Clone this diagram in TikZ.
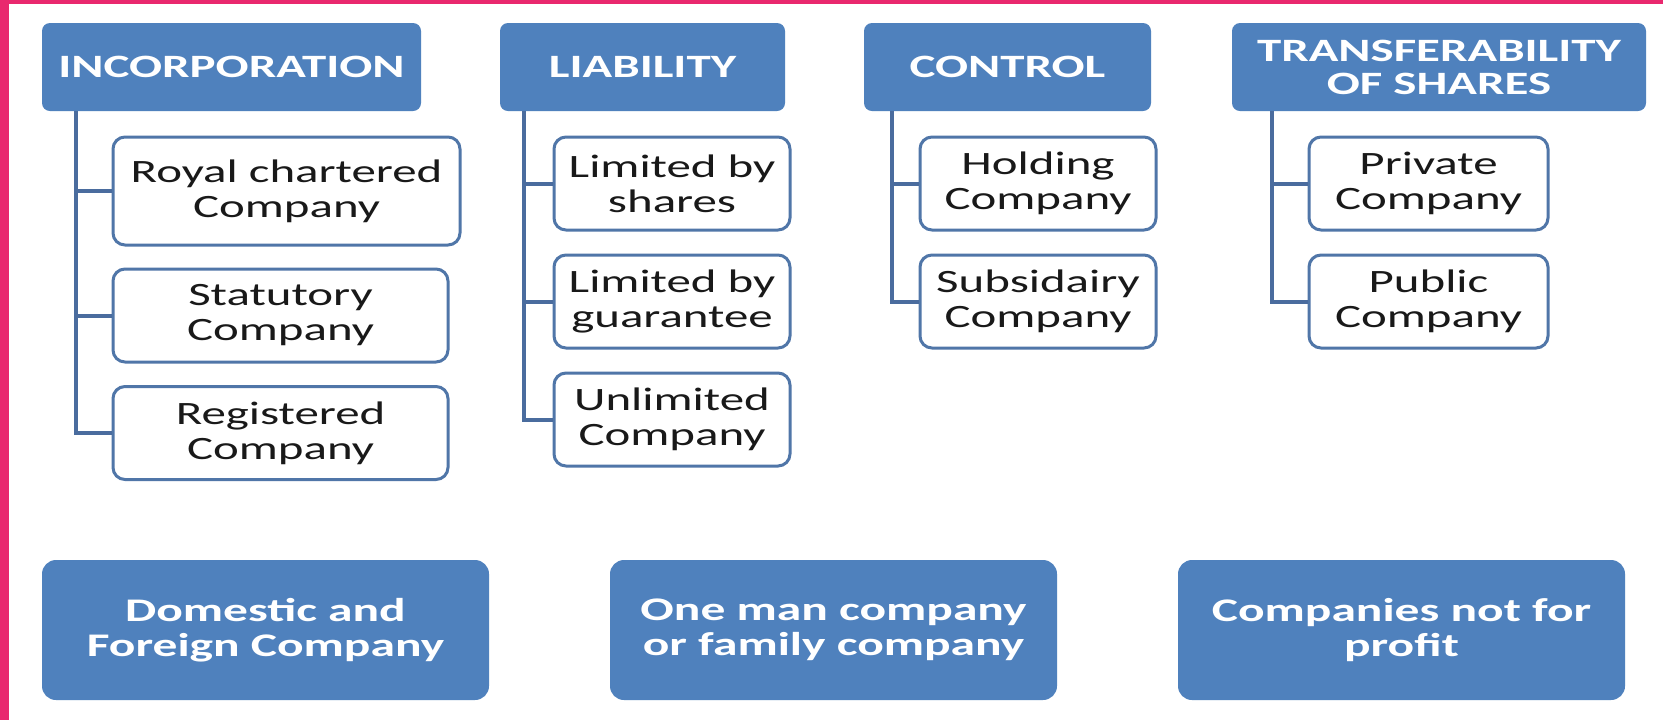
\documentclass[tikz,border=0pt]{standalone}
\usepackage{fontspec}
\setmainfont{Carlito}[FakeStretch=1.5]
\usepackage{xcolor}
\definecolor{Pink}{RGB}{233,40,110}
\definecolor{Head}{RGB}{79,129,189}
\definecolor{Edge}{RGB}{80,118,168}
\definecolor{Link}{RGB}{74,108,158}
\definecolor{Ink}{RGB}{25,25,25}
\definecolor{White}{RGB}{255,255,255}
\usepackage{tikz}

\tikzset{
	head/.style={fill=Head, draw=none, rounded corners=4pt, text=White, align=center, inner sep=0pt, minimum height=44pt, font=\bfseries\fontsize{16.3pt}{16.5pt}\selectfont},
	item/.style={fill=White, draw=Edge, line width=1.5pt, rounded corners=6pt, text=Ink, align=center, inner sep=0pt, minimum height=46.5pt, font=\fontsize{16.3pt}{17.5pt}\selectfont},
	kind/.style={fill=Head, draw=none, rounded corners=7pt, text=White, align=center, inner sep=0pt, minimum width=223.5pt, minimum height=70pt, font=\bfseries\fontsize{16.5pt}{17.5pt}\selectfont},
	link/.style={draw=Link, line width=2pt}
}

\begin{document}
\begin{tikzpicture}[x=0.5pt, y=-0.5pt]
		
		% Frame
		\useasboundingbox (0,0) rectangle (1663,720);
		\fill[White] (0,0) rectangle (1663,720);
		\fill[Pink] (0,0) rectangle (9,720);
		\fill[Pink] (0,0) rectangle (1663,4);
		
		% Headers
		\node[head, minimum width=189.5pt] (inc) at (231.5,67) {INCORPORATION};
		\node[head, minimum width=142.5pt] (lia) at (642.5,67) {LIABILITY};
		\node[head, minimum width=143.5pt] (con) at (1007.5,67) {CONTROL};
		\node[head, minimum width=207pt] (tra) at (1439,67) {TRANSFERABILITY\\OF SHARES};
		
		% Incorporation
		\node[item, minimum width=173.5pt, minimum height=54pt] (roy) at (286.5,191) {Royal chartered\\Company};
		\node[item, minimum width=167.5pt] (sta) at (280.5,315.5) {Statutory\\Company};
		\node[item, minimum width=167.5pt] (reg) at (280.5,433) {Registered\\Company};
		
		% Liability
		\node[item, minimum width=118pt] (sha) at (672,183.5) {Limited by\\shares};
		\node[item, minimum width=118pt] (gua) at (672,301.5) {Limited by\\guarantee};
		\node[item, minimum width=118pt] (unl) at (672,419.5) {Unlimited\\Company};
		
		% Control
		\node[item, minimum width=118pt] (hol) at (1038,183.5) {Holding\\Company};
		\node[item, minimum width=118pt] (sub) at (1038,301.5) {Subsidairy\\Company};
		
		% Transferability
		\node[item, minimum width=119.5pt] (pri) at (1428.5,183.5) {Private\\Company};
		\node[item, minimum width=119.5pt] (pub) at (1428.5,301.5) {Public\\Company};
		
		% Links
		\draw[link] ([xshift=17pt]inc.south west) |- (roy.west);
		\draw[link] ([xshift=17pt]inc.south west) |- (sta.west);
		\draw[link] ([xshift=17pt]inc.south west) |- (reg.west);
		\draw[link] ([xshift=12pt]lia.south west) |- (sha.west);
		\draw[link] ([xshift=12pt]lia.south west) |- (gua.west);
		\draw[link] ([xshift=12pt]lia.south west) |- (unl.west);
		\draw[link] ([xshift=14pt]con.south west) |- (hol.west);
		\draw[link] ([xshift=14pt]con.south west) |- (sub.west);
		\draw[link] ([xshift=20pt]tra.south west) |- (pri.west);
		\draw[link] ([xshift=20pt]tra.south west) |- (pub.west);
		
		% Other kinds
		\node[kind] (dom) at (265.5,630) {Domestic and\\Foreign Company};
		\node[kind] (one) at (833.5,630) {One man company\\or family company};
		\node[kind] (npr) at (1401.5,630) {Companies not for\\profit};
		
	\end{tikzpicture}
\end{document}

######

■ SET PROBLEM:
Pictures excluded, quote all the data above exactly.

■ WRITTEN RESPONSE:
Clone this diagram in TikZ.
\documentclass[tikz,border=0pt]{standalone}
\usepackage{fontspec}
\setmainfont{Carlito}[FakeStretch=1.5]
\usepackage{xcolor}
\definecolor{Pink}{RGB}{233,40,110}
\definecolor{Head}{RGB}{79,129,189}
\definecolor{Edge}{RGB}{80,118,168}
\definecolor{Link}{RGB}{74,108,158}
\definecolor{Ink}{RGB}{25,25,25}
\definecolor{White}{RGB}{255,255,255}
\usepackage{tikz}

\tikzset{
	head/.style={fill=Head, draw=none, rounded corners=4pt, text=White, align=center, inner sep=0pt, minimum height=44pt, font=\bfseries\fontsize{16.3pt}{16.5pt}\selectfont},
	item/.style={fill=White, draw=Edge, line width=1.5pt, rounded corners=6pt, text=Ink, align=center, inner sep=0pt, minimum height=46.5pt, font=\fontsize{16.3pt}{17.5pt}\selectfont},
	kind/.style={fill=Head, draw=none, rounded corners=7pt, text=White, align=center, inner sep=0pt, minimum width=223.5pt, minimum height=70pt, font=\bfseries\fontsize{16.5pt}{17.5pt}\selectfont},
	link/.style={draw=Link, line width=2pt}
}

\begin{document}
\begin{tikzpicture}[x=0.5pt, y=-0.5pt]
		
		% Frame
		\useasboundingbox (0,0) rectangle (1663,720);
		\fill[White] (0,0) rectangle (1663,720);
		\fill[Pink] (0,0) rectangle (9,720);
		\fill[Pink] (0,0) rectangle (1663,4);
		
		% Headers
		\node[head, minimum width=189.5pt] (inc) at (231.5,67) {INCORPORATION};
		\node[head, minimum width=142.5pt] (lia) at (642.5,67) {LIABILITY};
		\node[head, minimum width=143.5pt] (con) at (1007.5,67) {CONTROL};
		\node[head, minimum width=207pt] (tra) at (1439,67) {TRANSFERABILITY\\OF SHARES};
		
		% Incorporation
		\node[item, minimum width=173.5pt, minimum height=54pt] (roy) at (286.5,191) {Royal chartered\\Company};
		\node[item, minimum width=167.5pt] (sta) at (280.5,315.5) {Statutory\\Company};
		\node[item, minimum width=167.5pt] (reg) at (280.5,433) {Registered\\Company};
		
		% Liability
		\node[item, minimum width=118pt] (sha) at (672,183.5) {Limited by\\shares};
		\node[item, minimum width=118pt] (gua) at (672,301.5) {Limited by\\guarantee};
		\node[item, minimum width=118pt] (unl) at (672,419.5) {Unlimited\\Company};
		
		% Control
		\node[item, minimum width=118pt] (hol) at (1038,183.5) {Holding\\Company};
		\node[item, minimum width=118pt] (sub) at (1038,301.5) {Subsidairy\\Company};
		
		% Transferability
		\node[item, minimum width=119.5pt] (pri) at (1428.5,183.5) {Private\\Company};
		\node[item, minimum width=119.5pt] (pub) at (1428.5,301.5) {Public\\Company};
		
		% Links
		\draw[link] ([xshift=17pt]inc.south west) |- (roy.west);
		\draw[link] ([xshift=17pt]inc.south west) |- (sta.west);
		\draw[link] ([xshift=17pt]inc.south west) |- (reg.west);
		\draw[link] ([xshift=12pt]lia.south west) |- (sha.west);
		\draw[link] ([xshift=12pt]lia.south west) |- (gua.west);
		\draw[link] ([xshift=12pt]lia.south west) |- (unl.west);
		\draw[link] ([xshift=14pt]con.south west) |- (hol.west);
		\draw[link] ([xshift=14pt]con.south west) |- (sub.west);
		\draw[link] ([xshift=20pt]tra.south west) |- (pri.west);
		\draw[link] ([xshift=20pt]tra.south west) |- (pub.west);
		
		% Other kinds
		\node[kind] (dom) at (265.5,630) {Domestic and\\Foreign Company};
		\node[kind] (one) at (833.5,630) {One man company\\or family company};
		\node[kind] (npr) at (1401.5,630) {Companies not for\\profit};
		
	\end{tikzpicture}
\end{document}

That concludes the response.